This is a case of habeas corpus, the complaint alleging that one John Reynolds, a minor of the age of eleven years, is unlawfully confined in the State Reform School at Meriden. The return states that he. is held upon a mittimus issued by a justice of the peace on a judgment rendered by him upon the complaint of a grandjuror, alleging that the said Reynolds was in danger of being brought up, and was in fact being brought up, to lead an idle and vicious life, contrary to the statute in such case provided. The reply of the plaintiff avers that an appeal was taken in due form from the judgment of the justice to the Superior Court, and that the appeal was entered on the docket of that court, but that on motion of the State’s Attorney it was stricken from the docket. To this rejoinder the defendant demurred, and the court held it insufficient, and from this judgment the plaintiff appealed to this court.
The statute on which the proceeding before the justice was based is as follows: “Justices of the peace shall have power to commit to the State. Reform School * * any boy under the age of sixteen years, who is in danger of being brought up, or is brought up, to lead an idle or vicious life.” Acts of 1881, ch. 119.
It is manifest that this statute, so far as we have quoted *477it, creates no crime and does not treat the condition of the boy as anything for which he is in fault. It found its origin in the social necessity of saving boys from impending ruin and the community from the prevalence of crime. It is of the same nature with statutes which authorize the compulsory education of children, the binding of them out during minority, the appointment of overseers and conservators to take charge of the property of those who are incapable of managing their own affairs, the confinement of the insane, and the like. The welfare of society requires and justifies such enactments. To bring up a boy to lead an idle life is, as a general rule, to educate him to a vicious life. Next to intemperance, and generally accompanying it, a habit of idleness- helps to fill our alms houses with paupers and our jails with criminals. By means of these two causes the burden is imposed on the public of maintaining a worthless class of humanity as well as the great expense of our criminal courts. In a republic like ours a special duty rests upon the government of saving from ignorance and lawlessness and crime the boys who are to be its citizens and voters.
The proceeding under the statute, for committals by a justice of the peace to the State Reform School, is not a criminal one, since the matter presented by the complaint is not a criminal one; and clearly it is not a civil one. It therefore does not come within the statute allowing appeals, any more than would a proceeding for the restraint of the insane.
But it is said that the complaint was made by a grand-juror, and in his official capacity, and that grandjurors have authority to act as such only in criminal cases; and it is claimed by the plaintiff that the proceeding, if not a criminal one, was void. But any person may bring the matter before the justice, and it matters not that he is a grandjuror and assumes to act as such. Indeed the justice .could take up the matter himself without any formal complaint. The statute provides for no special formality. Perhaps it would be' better if some more formal proceeding were provided for by it, but as it stands it does not require it.
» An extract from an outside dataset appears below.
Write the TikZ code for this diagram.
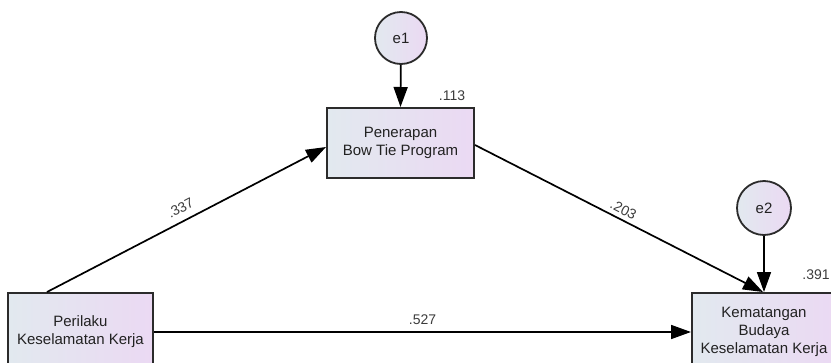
\documentclass[tikz,border=0pt]{standalone}
\usepackage{fontspec}
\setmainfont{Liberation Sans}
\usetikzlibrary{arrows.meta,calc}
\definecolor{fillL}{HTML}{E2E9EF}
\definecolor{fillR}{HTML}{EBD9F3}
\definecolor{edgegray}{HTML}{2B2B2B}
\definecolor{txtgray}{HTML}{222222}
\definecolor{lblgray}{HTML}{3C3C3C}
\tikzset{
  varbox/.style={draw=edgegray, line width=2pt, left color=fillL, right color=fillR,
    inner sep=0pt, align=center, text=txtgray,
    font=\fontsize{15}{18}\selectfont},
  errcirc/.style={circle, draw=edgegray, line width=1.8pt, left color=fillL, right color=fillR,
    inner sep=0pt, minimum size=52pt, text=txtgray, font=\fontsize{15}{18}\selectfont},
  conn/.style={line width=1.7pt, black, -{Triangle[length=20pt,width=14pt]}},
  coef/.style={text=lblgray, inner sep=2pt, font=\fontsize{14}{16}\selectfont}
}
\begin{document}
\begin{tikzpicture}[x=1pt,y=-1pt]
\useasboundingbox (0,0) rectangle (831,362);
\clip (0,0) rectangle (831,362);
% nodes
\node[errcirc] (e1) at (401,38) {e1};
\node[varbox, minimum width=147pt, minimum height=70pt] (pen) at (400.5,143) {Penerapan\\Bow Tie Program};
\node[varbox, minimum width=145pt, minimum height=78pt] (per) at (80.5,332) {Perilaku\\Keselamatan Kerja};
\node[varbox, minimum width=144pt, minimum height=78pt] (kem) at (764,332) {Kematangan\\Budaya\\Keselamatan Kerja};
\node[errcirc, minimum size=54pt] (e2) at (764,208) {e2};
% R2 labels
\node[coef] (r1) at (452,96) {.113};
\node[coef] (r2) at (816,275) {.391};
% connectors
\draw[conn] (e1) -- (pen.north);
\draw[conn] (e2) -- (kem.north);
\draw[conn] ($(per.north west)+(40,0)$) -- node[coef, pos=0.5, sloped, above=5pt] (c1) {.337} ($(pen.west)+(0,4)$);
\draw[conn] ($(pen.east)+(0,2)$) -- node[coef, pos=0.5, sloped, above=2pt] (c2) {.203} ($(kem.north)+(-1,0)$);
\draw[conn] (per.east) -- node[coef, pos=0.5, above=5pt] (c3) {.527} (kem.west);
\end{tikzpicture}
\end{document}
*478It is further claimed that the statute is unconstitutional in granting power to justices of the peace to commit a person to a place of confinement for such a cause, and upon an inadequate hearing and especially without a right of appeal. But as we have shown, the boy is not proceeded against as a criminal. Nor is confinement in the State Reform School a punishment, nor in any proper sense imprisonment. It is in the nature of a parental restraint. It is a mode of education to usefulness; compulsory, but not for that reason improper; and the restraint is a necessary incident of the compulsory education. It is all made necessary by the corrupting influences that surround and are likely to control the boy, and by the need of society for protection, and that necessity justifies the proceeding. To make the restraint and instruction of any permanent value they must be continued for a long time. Habits are not changed in a month; not often in a year. This is specially true of bad habits. The attempt to reform viciously inclined boys would be an utter failure if limited to a few months.
Nor is it a serious objection to the law that it deprives a parent of the services of his son. It is the duty of the parent to bring up his children to lives of industry and virtue, and where he neglects this duty, and is bringing them up to vice, he is the last one who should complain of the loss of their services. As well might a pai’ent complain of such a loss in cases where a son is committed to prison for a crime.
Statutes like this have been in existence for the past two hundred years, and it is very late to call their constitutionality in question.
There is no error in the judgment complained of.
In this opinion the other judges concurred; except Granger, J., who dissented.